__DATA LISTING__
Start

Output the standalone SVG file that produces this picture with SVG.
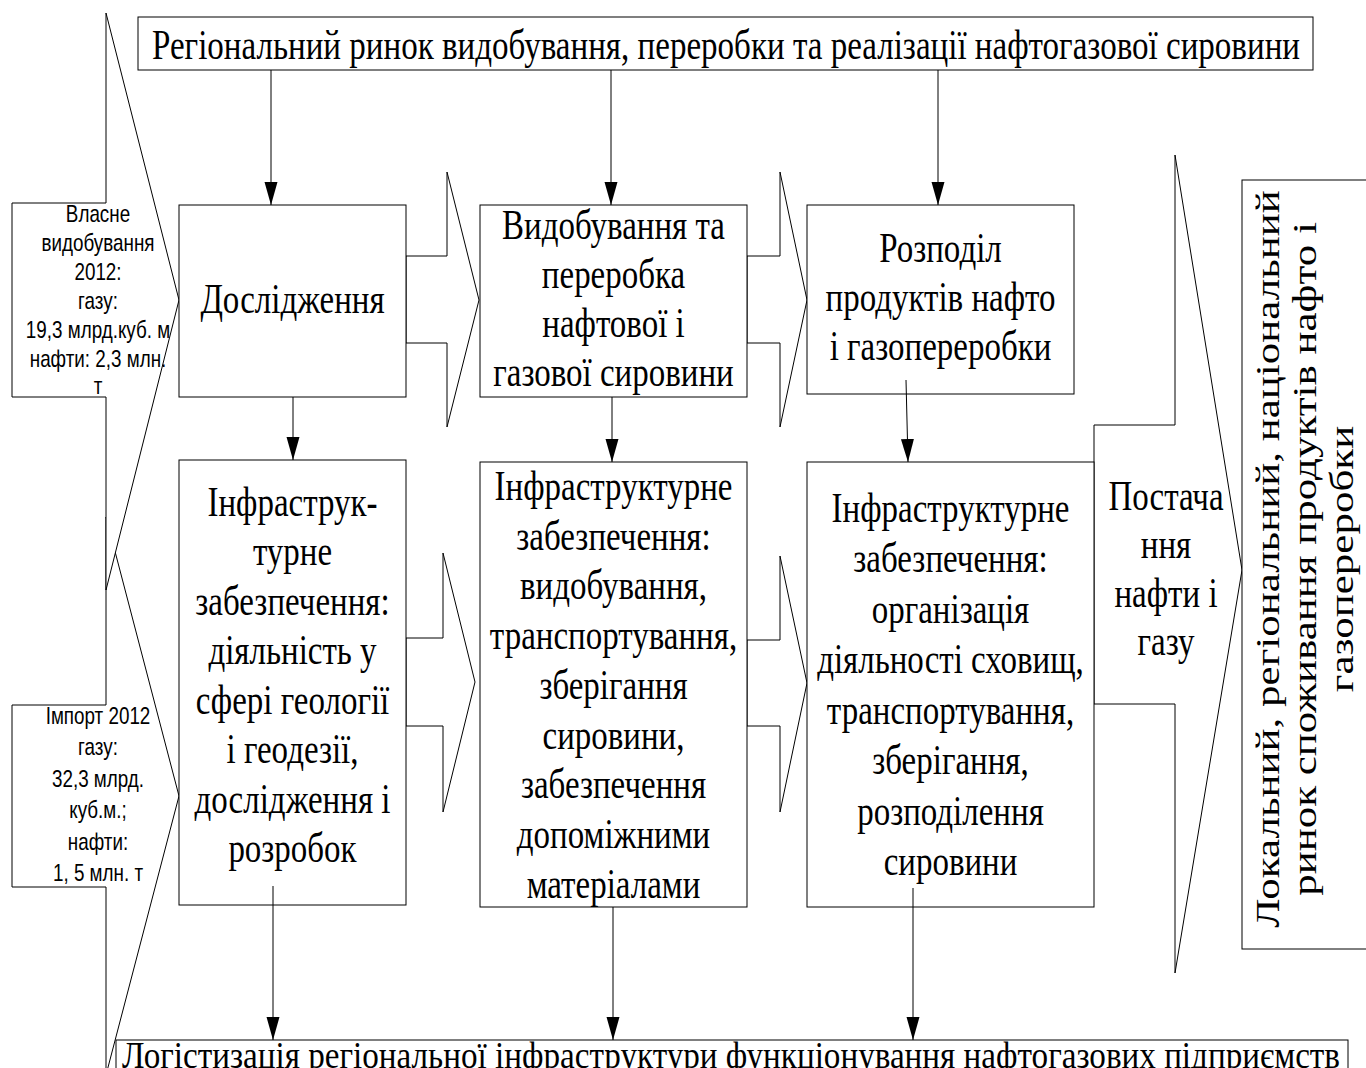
<svg xmlns="http://www.w3.org/2000/svg" width="1366" height="1068" viewBox="0 0 1366 1068">
<defs>
<style>
.bx{fill:#fff;stroke:#000;stroke-width:1}
.ln{fill:none;stroke:#000;stroke-width:1}
.s{font-family:"Liberation Serif","Times New Roman",serif;font-size:42px;text-anchor:middle;fill:#000}
.r{font-family:"Liberation Serif","Times New Roman",serif;font-size:43px;text-anchor:middle;fill:#000}
.a{font-family:"Liberation Sans",Arial,sans-serif;font-size:24px;text-anchor:middle;fill:#000}
</style>
<marker id="ah" markerUnits="userSpaceOnUse" markerWidth="24" markerHeight="14" refX="23" refY="6.5" orient="auto">
<path d="M0,0 L23,6.5 L0,13 Z" fill="#000"/>
</marker>
</defs>
<rect width="1366" height="1068" fill="#fff"/>

<g id="import-arrow">
<polygon class="bx" points="106,517 179,796 106,1075 106,887 12,887 12,705 106,705"/>
<g transform="matrix(0.785 0 0 1 98 0)">
<text class="a" x="0" y="724">Імпорт 2012</text>
<text class="a" x="0" y="755.5">газу:</text>
<text class="a" x="0" y="787">32,3 млрд.</text>
<text class="a" x="0" y="818.5">куб.м.;</text>
<text class="a" x="0" y="850">нафти:</text>
<text class="a" x="0" y="881.5">1, 5 млн. т</text>
</g>
</g>

<g id="own-production-arrow">
<polygon class="bx" points="106,13 179,300 106,590 106,397 12,397 12,203 106,203"/>
<g transform="matrix(0.785 0 0 1 98 0)">
<text class="a" x="0" y="222">Власне</text>
<text class="a" x="0" y="251">видобування</text>
<text class="a" x="0" y="280">2012:</text>
<text class="a" x="0" y="309">газу:</text>
<text class="a" x="0" y="338">19,3 млрд.куб. м</text>
<text class="a" x="0" y="367">нафти: 2,3 млн.</text>
<text class="a" x="0" y="394">т</text>
</g>
</g>

<g id="supply-arrow">
<polygon class="bx" points="1175,155 1242,570 1175,973 1175,704 1094,704 1094,425 1175,425"/>
<g transform="matrix(0.785 0 0 1 1166 0)">
<text class="s" x="0" y="510">Постача</text>
<text class="s" x="0" y="558.5">ння</text>
<text class="s" x="0" y="607">нафти і</text>
<text class="s" x="0" y="655.5">газу</text>
</g>
</g>

<g id="connectors">
<polygon class="bx" points="406,256 447,256 447,172 479,300 447,427 447,343 406,343"/>
<polygon class="bx" points="747,256 780,256 780,172 807,300 780,427 780,343 747,343"/>
<polygon class="bx" points="406,638 443,638 443,553 475,682 443,812 443,726 406,726"/>
<polygon class="bx" points="747,640 780,640 780,556 807,683 780,812 780,726 747,726"/>
</g>

<g id="regional-market">
<rect class="bx" x="138" y="17" width="1175" height="53"/>
<text class="s" x="726" y="59" textLength="1148" lengthAdjust="spacingAndGlyphs">Регіональний ринок видобування, переробки та реалізації нафтогазової сировини</text>
</g>

<g id="research">
<rect class="bx" x="179" y="205" width="227" height="192"/>
<g transform="matrix(0.785 0 0 1 292.5 0)">
<text class="s" x="0" y="313">Дослідження</text>
</g>
</g>

<g id="extraction">
<rect class="bx" x="480" y="205" width="267" height="192"/>
<g transform="matrix(0.785 0 0 1 613.5 0)">
<text class="s" x="0" y="239">Видобування та</text>
<text class="s" x="0" y="288">переробка</text>
<text class="s" x="0" y="337">нафтової і</text>
<text class="s" x="0" y="386">газової сировини</text>
</g>
</g>

<g id="distribution">
<rect class="bx" x="807" y="205" width="267" height="189"/>
<g transform="matrix(0.785 0 0 1 940.5 0)">
<text class="s" x="0" y="262">Розподіл</text>
<text class="s" x="0" y="311">продуктів нафто</text>
<text class="s" x="0" y="360">і газопереробки</text>
</g>
</g>

<g id="infra-geology">
<rect class="bx" x="179" y="460" width="227" height="445"/>
<g transform="matrix(0.785 0 0 1 292.5 0)">
<text class="s" x="0" y="516">Інфраструк-</text>
<text class="s" x="0" y="565.5">турне</text>
<text class="s" x="0" y="615">забезпечення:</text>
<text class="s" x="0" y="664.5">діяльність у</text>
<text class="s" x="0" y="714">сфері геології</text>
<text class="s" x="0" y="763.5">і геодезії,</text>
<text class="s" x="0" y="813">дослідження і</text>
<text class="s" x="0" y="862.5">розробок</text>
</g>
</g>

<g id="infra-extraction">
<rect class="bx" x="480" y="462" width="267" height="445"/>
<g transform="matrix(0.785 0 0 1 613.5 0)">
<text class="s" x="0" y="500">Інфраструктурне</text>
<text class="s" x="0" y="549.75">забезпечення:</text>
<text class="s" x="0" y="599.5">видобування,</text>
<text class="s" x="0" y="649.25">транспортування,</text>
<text class="s" x="0" y="699">зберігання</text>
<text class="s" x="0" y="748.75">сировини,</text>
<text class="s" x="0" y="798.5">забезпечення</text>
<text class="s" x="0" y="848.25">допоміжними</text>
<text class="s" x="0" y="898">матеріалами</text>
</g>
</g>

<g id="infra-distribution">
<rect class="bx" x="807" y="462" width="287" height="445"/>
<g transform="matrix(0.785 0 0 1 950.5 0)">
<text class="s" x="0" y="522">Інфраструктурне</text>
<text class="s" x="0" y="572.5">забезпечення:</text>
<text class="s" x="0" y="623">організація</text>
<text class="s" x="0" y="673.5">діяльності сховищ,</text>
<text class="s" x="0" y="724">транспортування,</text>
<text class="s" x="0" y="774.5">зберігання,</text>
<text class="s" x="0" y="825">розподілення</text>
<text class="s" x="0" y="875.5">сировини</text>
</g>
</g>

<g id="consumer-market">
<rect class="bx" x="1242" y="180" width="130" height="769"/>
<g transform="translate(1279 559) scale(0.785 1) rotate(-90)">
<text class="r" x="0" y="0">Локальний, регіональний, національний</text>
<text class="r" x="0" y="47">ринок споживання продуктів нафто і</text>
<text class="r" x="0" y="94">газопереробки</text>
</g>
</g>

<g id="logistics">
<rect class="bx" x="116" y="1040" width="1232" height="40"/>
<text class="s" x="731" y="1068" style="font-size:37px" textLength="1218" lengthAdjust="spacingAndGlyphs">Логістизація регіональної інфраструктури функціонування нафтогазових підприємств</text>
</g>

<g id="flow-lines">
<line class="ln" x1="271" y1="70" x2="271" y2="205" marker-end="url(#ah)"/>
<line class="ln" x1="611" y1="70" x2="611" y2="205" marker-end="url(#ah)"/>
<line class="ln" x1="938" y1="70" x2="938" y2="205" marker-end="url(#ah)"/>
<line class="ln" x1="293" y1="397" x2="293" y2="460" marker-end="url(#ah)"/>
<line class="ln" x1="612" y1="397" x2="612" y2="462" marker-end="url(#ah)"/>
<line class="ln" x1="906" y1="380" x2="908" y2="462" marker-end="url(#ah)"/>
<line class="ln" x1="273" y1="886" x2="273" y2="1040" marker-end="url(#ah)"/>
<line class="ln" x1="613" y1="907" x2="613" y2="1040" marker-end="url(#ah)"/>
<line class="ln" x1="913" y1="888" x2="913" y2="1040" marker-end="url(#ah)"/>
</g>
</svg>
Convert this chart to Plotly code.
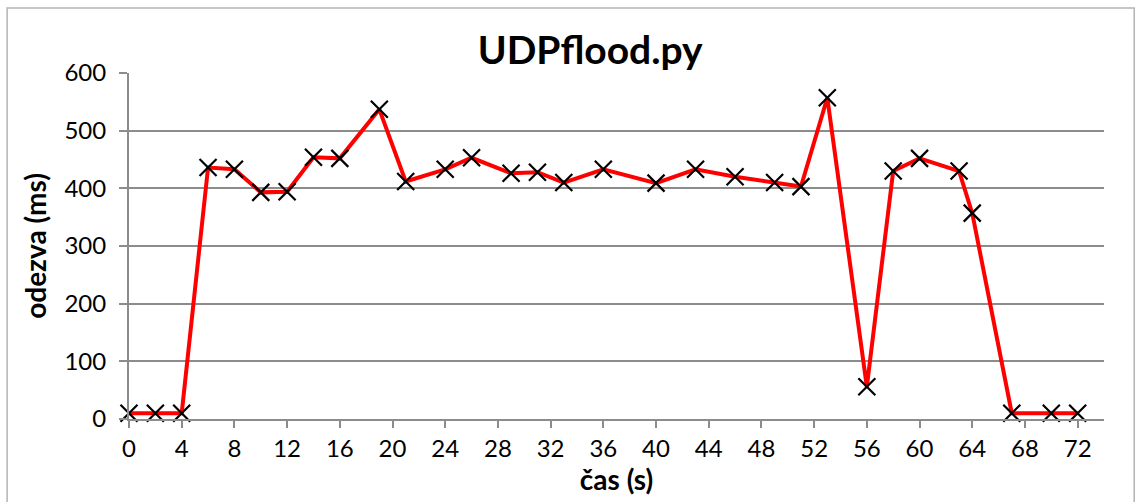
import plotly.graph_objects as go

time_s = [0, 2, 4, 6, 8, 10, 12, 14, 16, 19, 21, 24, 26, 29, 31, 33, 36, 40, 43, 46,
          49, 51, 53, 56, 58, 60, 63, 64, 67, 70, 72]
response_ms = [10, 10, 10, 436, 433, 393, 394, 454, 452, 537, 412, 433, 453, 426, 428,
               410, 433, 409, 433, 420, 410, 403, 557, 56, 430, 452, 430, 357, 10, 10, 10]

title = "UDPflood.py"
x_title = "čas (s)"
y_title = "odezva (ms)"

font_family = "Lato, 'Open Sans', sans-serif"
gray = "#8c8c8c"

fig = go.Figure()
fig.add_trace(go.Scatter(
    x=time_s, y=response_ms, mode="lines+markers",
    line=dict(color="#ff0000", width=4),
    marker=dict(symbol="x-thin", size=17, color="black",
                line=dict(color="black", width=2.2)),
    showlegend=False, cliponaxis=False,
))

fig.update_layout(
    width=1135, height=502,
    margin=dict(l=129, r=31, t=73, b=83),
    paper_bgcolor="white", plot_bgcolor="white",
    font=dict(family=font_family, size=24, color="black"),
    title=dict(text="<b>" + title + "</b>", x=0.52, xanchor="center",
               y=0.9, yanchor="middle", font=dict(size=39, family=font_family)),
    xaxis=dict(range=[0, 74], tickmode="array",
               tickvals=list(range(0, 73, 4)),
               ticktext=[str(v) for v in range(0, 73, 4)],
               showgrid=False, zeroline=False,
               showline=True, linecolor=gray, linewidth=2,
               ticks="outside", ticklen=7, tickcolor=gray, tickwidth=2,
               tickfont=dict(size=24),
               title=dict(text="<b>" + x_title + "</b>", standoff=2,
                          font=dict(size=28))),
    yaxis=dict(range=[0, 600], dtick=100, tick0=0,
               showgrid=True, gridcolor=gray, gridwidth=2,
               zeroline=False,
               showline=True, linecolor=gray, linewidth=2,
               ticks="outside", ticklen=8, tickcolor=gray, tickwidth=2,
               ticklabelstandoff=8,
               tickfont=dict(size=24),
               title=dict(text="<b>" + y_title + "</b>", standoff=10,
                          font=dict(size=28))),
    shapes=[dict(type="rect", xref="paper", yref="paper",
                 x0=-0.125, x1=1.031, y0=-0.3, y1=1.188,
                 line=dict(color="#b4b4b4", width=1.5), fillcolor="rgba(0,0,0,0)")],
)

fig.write_html("out.html")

End

__AIM OF THE TASK__
Tally up the lines of the listing containing the word "this". Give only the total.

__SOLUTION TO THE PROBLEM__
2